This article was published as part of NACHC’s Dr. John W. Hatch Center for Science.
Community Health Centers (CHCs) provide comprehensive, whole person care to nearly 34 million Americans across 17,000 communities. Nine in 10 patients are low-income, and the majority either lack insurance or rely on Medicaid. These CHCs operate in areas designated as medically underserved by the federal government, often serving as the main or only source of primary care for entire communities. Despite operating with limited resources, CHCs have demonstrated strong performance on national benchmarks for clinical quality while generating measurable savings for the broader health system.
Recent federal data confirms continued excellence in many areas but also highlights growing operational pressures. Rising costs, workforce shortages, and infrastructure limitations threaten their quality achievements. Long-term, targeted investments are urgently needed to preserve CHCs’ high performance and broader value.
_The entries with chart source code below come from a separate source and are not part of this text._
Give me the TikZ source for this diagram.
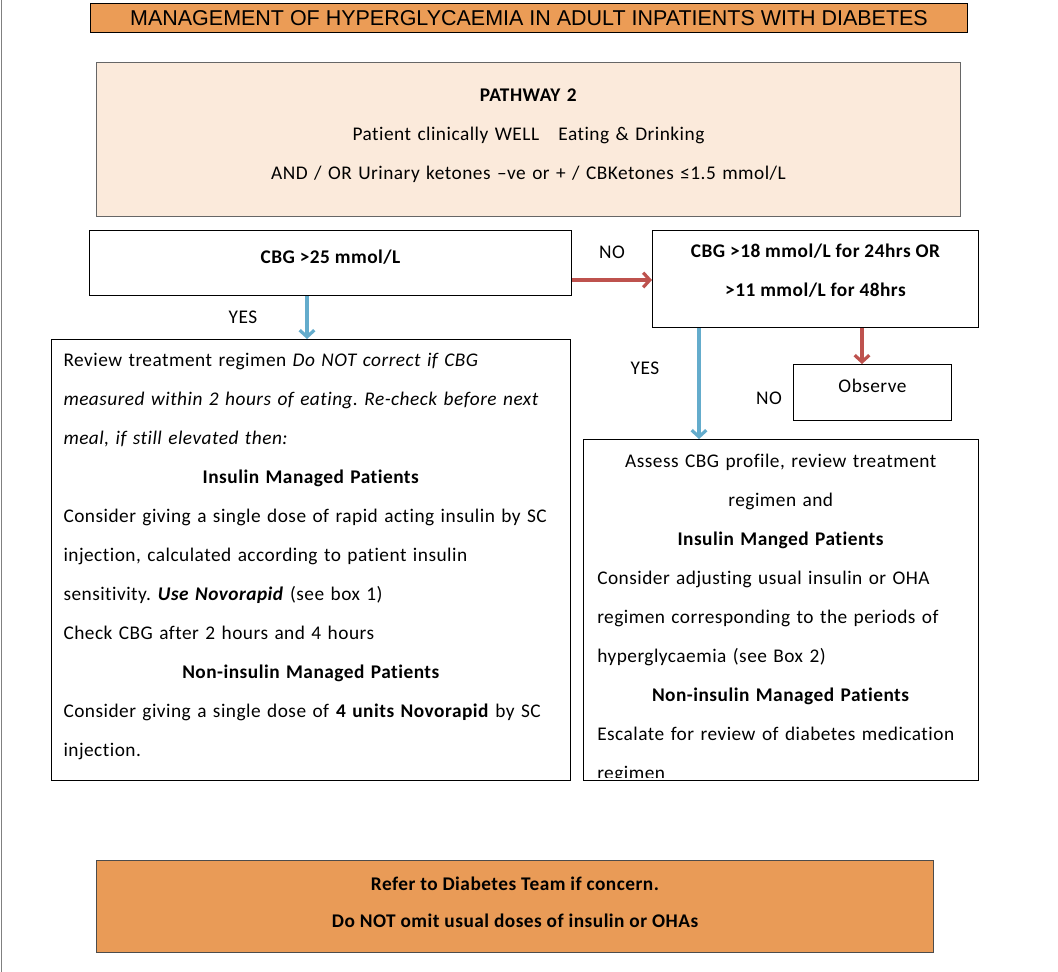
\documentclass[tikz,border=0pt]{standalone}
\usepackage{fontspec}
\setmainfont{Carlito}[LetterSpace=2.5,Ligatures=NoCommon]
\newfontfamily\titlefont{Liberation Sans}
\usetikzlibrary{arrows.meta, positioning}
\definecolor{titleorange}{RGB}{235,156,86}
\definecolor{peach}{RGB}{251,234,219}
\definecolor{footorange}{RGB}{233,155,87}
\definecolor{arrowred}{RGB}{190,82,78}
\definecolor{arrowblue}{RGB}{100,172,204}
\newdimen\px \px=0.75pt
% extra depth on a last line, lifts the text in its box
\newcommand{\pushup}[1]{\rule[-#1]{0pt}{0pt}}
\frenchspacing

\begin{document}
\begin{tikzpicture}[x=0.75pt,y=-0.75pt,
    every node/.style={font=\fontsize{14.5}{29.25}\selectfont},
    plainbox/.style={rectangle,draw=black,line width=0.75pt,inner sep=0pt,anchor=north west},
    boldtext/.style={font=\fontsize{14.5}{29.25}\selectfont\bfseries},
    flow/.style={line width=2.4pt,-{Straight Barb[length=5pt,width=11pt]}}]
    \useasboundingbox (0,0) rectangle (1058,972);
    \draw[gray] (1.5,0) -- (1.5,972);

    % Titolo
    \node[plainbox,fill=titleorange,minimum width=877\px,minimum height=29\px,font=\titlefont\fontsize{16.1}{18}\selectfont] (title) at (90,3) {MANAGEMENT OF HYPERGLYCAEMIA IN ADULT INPATIENTS WITH DIABETES};

    % Pathway
    \node[plainbox,draw=gray!80!black,fill=peach,minimum width=864\px,minimum height=154\px,text width=840\px,align=center] (path) at (96,62) {\textbf{PATHWAY 2}\\Patient clinically WELL\ \ \ Eating \& Drinking\\AND / OR Urinary ketones –ve or + / CBKetones ≤1.5 mmol/L\pushup{8pt}};

    % Domande
    \node[plainbox,boldtext,minimum width=482\px,minimum height=65\px,text height=8pt,text depth=8pt] (cbg25) at (89,230) {CBG >25 mmol/L};
    \node[plainbox,boldtext,minimum width=326\px,minimum height=97\px,align=center] (cbg18) at (652,230) {CBG >18 mmol/L for 24hrs OR\\>11 mmol/L for 48hrs\pushup{12.5pt}};
    \node[plainbox,minimum width=158\px,minimum height=56\px,text height=8pt,text depth=8pt] (observe) at (793,364) {Observe};

    % Azioni
    \node[plainbox,minimum width=519\px,minimum height=441\px,text width=495\px,align=left] (leftact) at (51,339) {Review treatment regimen \textit{Do NOT correct if CBG}\\
        \textit{measured within 2 hours of eating. Re-check before next}\\
        \textit{meal, if still elevated then:}\\
        \makebox[\hsize]{\textbf{Insulin Managed Patients}}\\
        Consider giving a single dose of rapid acting insulin by SC\\
        injection, calculated according to patient insulin\\
        sensitivity. \textbf{\textit{Use Novorapid}} (see box 1)\\
        Check CBG after 2 hours and 4 hours\\
        \makebox[\hsize]{\textbf{Non-insulin Managed Patients}}\\
        Consider giving a single dose of \textbf{4 units Novorapid} by SC\\
        injection.\pushup{7pt}};
    \node[plainbox,minimum width=395\px,minimum height=341\px] (rightact) at (583,439) {};
    \begin{scope}
        % the last line runs past the box, as in the source
        \clip (rightact.north west) rectangle ([yshift=3pt]rightact.south east);
        \node[anchor=north west,inner sep=0pt,text width=367\px,align=left] (righttext) at (597,454) {\makebox[\hsize]{Assess CBG profile, review treatment}\\
            \makebox[\hsize]{regimen and}\\
            \makebox[\hsize]{\textbf{Insulin Manged Patients}}\\
            Consider adjusting usual insulin or OHA\\
            regimen corresponding to the periods of\\
            hyperglycaemia (see Box 2)\\
            \makebox[\hsize]{\textbf{Non-insulin Managed Patients}}\\
            Escalate for review of diabetes medication\\
            regimen};
    \end{scope}

    % Nota finale
    \node[plainbox,draw=gray!60!black,fill=footorange,minimum width=837\px,minimum height=92\px,align=center,font=\fontsize{14.5}{27.75}\selectfont\bfseries] (footer) at (96,860) {Refer to Diabetes Team if concern.\\Do NOT omit usual doses of insulin or OHAs\pushup{6pt}};

    % Etichette
    \node (no1) at (612,252) {NO};
    \node (yes1) at (243,317) {YES};
    \node (yes2) at (645,368) {YES};
    \node (no2) at (769,398) {NO};

    % Connessioni
    \draw[flow,arrowred] (cbg25.east |- 0,280) -- (cbg18.west |- 0,280);
    \draw[flow,arrowblue] (cbg25.south -| 307,0) -- (leftact.north -| 307,0);
    \draw[flow,arrowblue] (cbg18.south -| 699,0) -- (rightact.north -| 699,0);
    \draw[flow,arrowred] (cbg18.south -| 862,0) -- (observe.north -| 862,0);
\end{tikzpicture}
\end{document}
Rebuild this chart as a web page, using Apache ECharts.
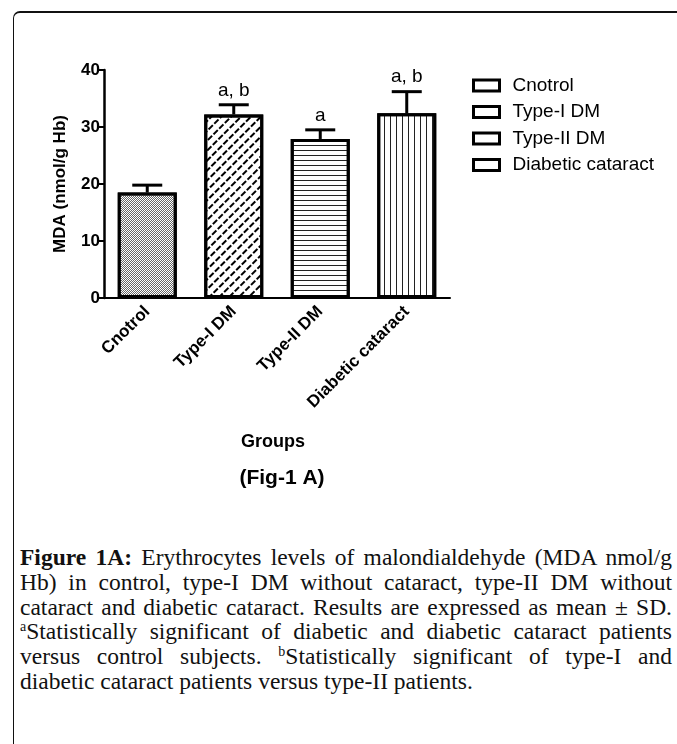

Consistent high performance on core clinical quality measures
According to the 2024 Uniform Data System (UDS), CHCs that receive federal grants under Section 330 continue to meet or outperform many national benchmarks, even while serving populations with complex health needs. The following quality measures reflect data only from 1359 grantees and exclude 153 look-alike health centers, which meet CHC grant requirements but do not receive Section 330 funding, to ensure comparability.
- Blood pressure control (< 140/90 mmHg) among adults with hypertension reached 67%, surpassing the national Medicaid median of 61%.
- Cervical cancer screening remained steady at 55%, generally comparable to Medicaid plans.
- Breast cancer screening increased from 45% in 2020 to 54% in 2024, aligning with the Medicaid median of 53%.
- Poor diabetes control (patients with A1c values above 9%) dropped from 36% in 2020 to 28% in 2024, outperforming the Medicaid median of 38%.
These results reflect a long-standing commitment to patient-centered, team-based care. CHCs integrate primary care with behavioral health, dental health, vision care, pharmacy services, and enabling services such as case management and translation, which together support patient adherence and continuity. However, this innovative model of care is increasingly strained by major turnover and retention challenges and technology gaps that hinder timely data integration and care coordination. Without operational investments, sustaining or expanding quality gains will become increasingly difficult.
Cost savings and system impact
Beyond clinical quality, CHCs generate measurable value for the broader health care system. Independent analyses have consistently found that CHCs reduce total system costs by avoiding unnecessary emergency department visits, hospitalizations, and preventable complications of chronic disease.
- CHCs are estimated to save $39 billion annually. The CBO also confirmed CHCs generate significant savings.
- Per patient, CHCs deliver care at a cost that is $800 to $1400 less per year for child and adult Medicaid enrollees than in other settings.
- Studies show that CHC patients enrolled in Medicaid have lower rates of hospital admissions and specialty care use.
- CHCs also contribute to a reduction in premature mortality.
These outcomes are driven by CHCs’ embedded presence in the community they serve, and their ability to provide early, coordinated, and preventive care.
Limitations of the current funding environment
Despite their track record, CHCs operate under persistent financial constraints that limit their ability to scale services or invest in modernization. CHC funding has remained relatively flat, while CHC patient volume continues to increase each year.
Federal funding is also subject to short-term extension, which impedes multi-year planning and limits the ability to implement large-scale quality improvement initiatives. The lack of long-term funding hinders the adoption of innovations such as clinical decision support, advanced analytics, and population health management tools. These limitations are particularly acute in rural and high-need urban communities, where the absence of robust infrastructure exacerbates existing disparities.
Actions needed to build on CHCs’ clinical quality achievements
Unlike other sectors, CHC quality reporting includes all patients, regardless of insurance status. This creates an unfiltered view of system performance that few other sectors provide. It creates a uniquely complete picture of care performance but also exposes CHCs to heightened scrutiny, as their outcomes are not adjusted for the higher social or clinical complexity of the populations they serve.
To preserve and build on quality performance CHCs have achieved, several steps are essential:
- Secure stable, multi-year federal funding for CHCs.
- Invest in the CHC workforce.
- Support data and technology modernization, especially in rural areas.
- Ensure quality programs account for operational realities in safety net settings and avoid penalizing providers that care for large numbers of uninsured and Medicaid patients.
These actions are not intended to replace accountability, but to enable meaningful and sustainable improvement in clinical outcomes, system savings, and care delivery at scale. Quality cannot, and must not, wait.